Which is a real shame if you’re me because I happen to be a huge Tolkien nerd who also absolutely loved the show. I’m not here to explain to you why, I’m not here to tell you that it’s objectively “good” or to convince you that you should like it too. The fact of the matter is that I thoroughly enjoyed watching it precisely because of its relation to Tolkien’s source material, and am continually disheartened that almost all of the discourse surrounding the show in fan circles both on and off the internet is still, to this day, centered around proving that the show is horrifically “bad”, or incredibly “good”. Very few people seem to want to talk about the show from an understanding that it was an adaptation of an unfinished part of Tolkien’s legendarium and are more interested in writing it off as garbage than trying to understand where the showrunner’s interpretations might be coming from. 

 

The show is different from Tolkien’s source material, and it is worse (you’re not gonna do better than the professor, sorry), but that does not mean that it has no merit or value. Having an understanding of the nature of Tolkein’s source material is essential to understanding adaptations of his legendarium that go beyond the completed story of The Lord of the Rings. Not only is the second age of middle earth (and the characters within it) the least fleshed out part of the entire legendarium, but it is also considered a dark age within the story itself. 

 

“Divergent versions need not indeed always be treated solely as a question of settling the priority of composition; and my father as ‘author’ or ‘inventor’ cannot always in these matters be distinguished from the ‘recorder’ of ancient traditions handed down in diverse forms among the different peoples through long ages (when Frodo met Galadriel in Lorien, more than sixty centuries had passed since she went east over the Blue Mountains from the ruin of Beleriand). ‘Of this two things are said, though which is true only those Wise could say who now are gone.’” (Unfinished Tales).

 

It’s essential to understand that the story which Amazon’s The Rings of Power is trying to tell was left unfinished and with numerous conflicting versions of characters within it (particularly Galadriel, but that topic deserves an entire post). Rather than try to fill all this in, Tolkien leaned into the unfinished nature of his works and chose to view them as bits of lost history from his sub-created world. Rather than having glaring gaps and inconsistencies in his story, he simply had a dark age of knowledge that had been lost. The result of this when trying to adapt his second age is that there is quite simply no dialogue or narrative structure in place to adapt off of, but rather historical outlines that span thousands of years. There are fragments of smaller stories within that timeframe that talk more specifically about Numenor such as the Tale of Aldarion and Erendis, or Akallabeth, but these stories still have too much of a mythic air to them to contain anything more than isolated lines of dialogue and a narrative that spans hundreds of years - and besides, the show doesn’t have the rights to these specific stories anyway.

 

I’m digressing a bit, but what I’m trying to highlight is the inevitability of having an adaptation that differs from the source material when it comes to Tolkien’s second age. All adaptations must change the story of a book in order to fit it into the short-form medium of a movie, and all adaptations are inherently another version of an existing story, but this is increasingly true for The Rings of Power because of the nature of the source material being adapted. In order to fairly judge the show we need to assess how well its new version of the story fits next to Tolkien’s. How does their interpretation of things line up with what Tolkien wrote? What do their versions of the unfinished and sketched characters add to the narrative? And what do they miss? They are providing us an interpretation of feigned history, not an adaptation of a completed novel.
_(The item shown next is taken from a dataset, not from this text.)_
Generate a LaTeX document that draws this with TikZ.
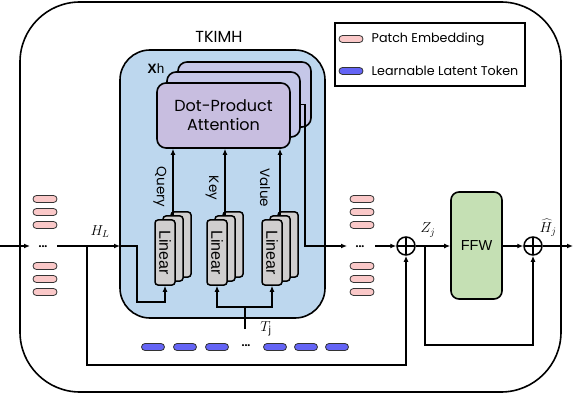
\documentclass[tikz,border=0pt]{standalone}
\usepackage{fontspec}
\setmainfont{Poppins}
\newfontfamily\arialf{Liberation Sans}
\usetikzlibrary{arrows.meta,calc}
\definecolor{tkblue}{RGB}{189,215,238}
\definecolor{attfront}{RGB}{200,190,224}
\definecolor{attback}{RGB}{197,199,232}
\definecolor{lingray}{RGB}{208,206,206}
\definecolor{ffwgreen}{RGB}{197,224,180}
\definecolor{embpink}{RGB}{250,200,200}
\definecolor{tokblue}{RGB}{100,100,245}
\begin{document}
\begin{tikzpicture}[x=1pt,y=-1pt, line width=1.4pt,
  arr/.style={-{Latex[length=6pt,width=5pt]}},
  emb/.style={draw=black!80, line width=0.8pt, fill=embpink, rounded corners=3.5pt, minimum width=24pt, minimum height=7pt, inner sep=0pt},
  tok/.style={draw=black!80, line width=0.8pt, fill=tokblue, rounded corners=3.5pt, minimum width=23pt, minimum height=7pt, inner sep=0pt},
  attbox/.style={draw, line width=1.6pt, rounded corners=9pt, minimum width=133pt, minimum height=65pt, inner sep=0pt},
  linbox/.style={draw, line width=1.5pt, fill=lingray, rounded corners=3pt, minimum width=20pt, minimum height=65pt, inner sep=0pt},
  plus/.style={draw, circle, line width=1.5pt, minimum size=18pt, inner sep=0pt,
    path picture={\draw[line width=1.5pt] (path picture bounding box.north) -- (path picture bounding box.south) (path picture bounding box.west) -- (path picture bounding box.east);}},
  dotsn/.style={font=\bfseries\fontsize{10.5}{10}\selectfont, inner sep=1pt},
  qkv/.style={rotate=-90, font=\fontsize{13.5}{14}\selectfont, inner sep=0pt},
  lintext/.style={rotate=-90, font=\arialf\fontsize{16}{16}\selectfont, inner sep=0pt},
  mathlbl/.style={font=\fontsize{14}{14}\selectfont, inner sep=0pt},
  legtext/.style={anchor=west, font=\fontsize{12.7}{14}\selectfont, inner sep=0pt}
]
\useasboundingbox (0,0) rectangle (573,398);

% outer frame
\draw[line width=1.6pt, rounded corners=60pt] (20,2) rectangle (561,392);

% TKIMH block
\node[font=\fontsize{16}{16}\selectfont] (tktitle) at (219,37) {TKIMH};
\node[draw, line width=1.6pt, fill=tkblue, rounded corners=30pt, minimum width=205pt, minimum height=268pt, inner sep=0pt] (tk) at (222.5,184) {};

% attention stack
\node[attbox, fill=attback] (att3) at (244.5,94.5) {};
\node[attbox, fill=attback] (att2) at (233.5,104.5) {};
\node[attbox, fill=attfront, align=center, font=\fontsize{16}{19}\selectfont] (att1) at (223.5,115.5) {Dot-Product\\Attention};
\node[font=\arialf\fontsize{13.5}{13}\selectfont, inner sep=0pt] (xh) at (156,69) {{\bfseries X}h};

% linear stacks
\foreach \n/\x in {q/165, k/217, v/272}{
  \node[linbox] (\n3) at (\x+16,244.5) {};
  \node[linbox] (\n2) at (\x+8,248.5) {};
  \node[linbox] (\n1) at (\x,252.5) {};
  \node[lintext] at (\n1) {Linear};
}

% query / key / value
\draw[arr] (q2.north) -- (q2.north |- att1.south);
\draw[arr] (k2.north) -- (k2.north |- att1.south);
\draw[arr] (v2.north) -- (v2.north |- att1.south);
\node[qkv] (ql) at (160,187) {Query};
\node[qkv] (kl) at (212,188) {Key};
\node[qkv] (vl) at (265,188) {Value};

% left patch embeddings
\foreach \y [count=\i] in {199,212,225,266,279,292}{
  \node[emb] (pl\i) at (45,\y) {};
}
\node[dotsn] (dotsL) at (43,246.5) {...};
\coordinate (in) at (0,246);
\draw[arr] (in) -- (30,246);

% H_L path
\coordinate (hb) at (87,246);
\coordinate (hq) at (137,246);
\draw[arr] (57,246) -- (120,246);
\draw[arr] (120,246) -- (hq) -- (hq |- 0,302) -| (q1.south);
\node[mathlbl] (hl) at (100,232) {$H_L$};

% right patch embeddings
\foreach \y [count=\i] in {199,212,225,266,279,292}{
  \node[emb] (pr\i) at (362,\y) {};
}
\node[dotsn] (dotsR) at (360,246.5) {...};

% attention output
\coordinate (ao) at (305,104.5);
\draw[arr] (att2.east) -- (ao) -- (ao |- 0,246) -- (347,246);

% plus 1, FFW, plus 2
\node[plus] (p1) at (406,246) {};
\node[draw, line width=1.6pt, fill=ffwgreen, rounded corners=8pt, minimum width=51pt, minimum height=107pt, inner sep=0pt, font=\arialf\fontsize{14.5}{15}\selectfont] (ffw) at (476.5,245.5) {FFW};
\node[plus] (p2) at (533,246) {};
\draw[arr] (375,246) -- (p1.west);
\draw[arr] (p1.east) -- (ffw.west |- p1);
\draw[arr] (ffw.east |- p2) -- (p2.west);
\coordinate (out) at (573,246);
\draw[arr] (p2.east) -- (out);
\node[mathlbl] (zj) at (428,230) {$Z_j$};
\node[mathlbl] (hj) at (548,228) {$\widehat{H}_j$};

% residual from Z_j
\coordinate (zb) at (425,246);
\draw[arr] (zb) -- (zb |- 0,345) -| (p2.south);

% residual from H_L
\draw[arr] (hb) -- (hb |- 0,365) -| (p1.south);

% latent tokens
\foreach \x [count=\i] in {153,185,217,275,306,337}{
  \node[tok] (t\i) at (\x,347) {};
}
\node[dotsn] (dotsT) at (246,346) {...};
\coordinate (tj) at (245,329);
\coordinate (tjm) at (245,307);
\draw (tj) -- (tjm);
\draw[arr] (tjm) -| (k1.south);
\draw[arr] (tjm) -| (v1.south);
\node[mathlbl] (tjl) at (266,329) {$T_{\mathrm{j}}$};

% legend
\draw[line width=1.6pt] (335,23) rectangle (525,86);
\node[emb] (lemb) at (351,39) {};
\node[tok, minimum width=24pt] (ltok) at (351,71) {};
\node[legtext] (ltxt1) at (371,39) {Patch Embedding};
\node[legtext] (ltxt2) at (371,71) {Learnable Latent Token};
\end{tikzpicture}
\end{document}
Whether you liked the show or not, the interpretation they have provided supplies an incredible amount of interesting questions surrounding Tolkien’s legendarium that cut to the core of his unfinished characters, and provide an excellent lens to look into the second age. With this blog I’m not going to try to prove my opinion to you (though my opinion may interject itself occasionally). I’m not going to be concerned with technical details of cinematography, television show writing, or pacing. I don’t need you to like the show. What I am here to do is provide an absolutely copious amount of context from Tolkien’s wider legendarium in order to lay a foundation for understanding the show and its many adaptation decisions. I am going to lean into analyzing the show through the lens of Tolkein’s wider legendarium, examining quotes and bits of lore from texts that the show doesn’t even begin to have the rights to. I’m doing this because I continue to give the showrunners the benefit of the doubt and strongly believe that they have studied Tolkien’s wider legendarium and are adapting it with care - within the legal boundaries they’re constrained by. If my analysis and predictions are later proved wrong because of this assumption, then I’ll be wrong because the show strayed further from the source material than it should have. My hope is that as time goes on, more people will share my optimism for the show and see its merit as an adaptation regardless of their own personal tastes.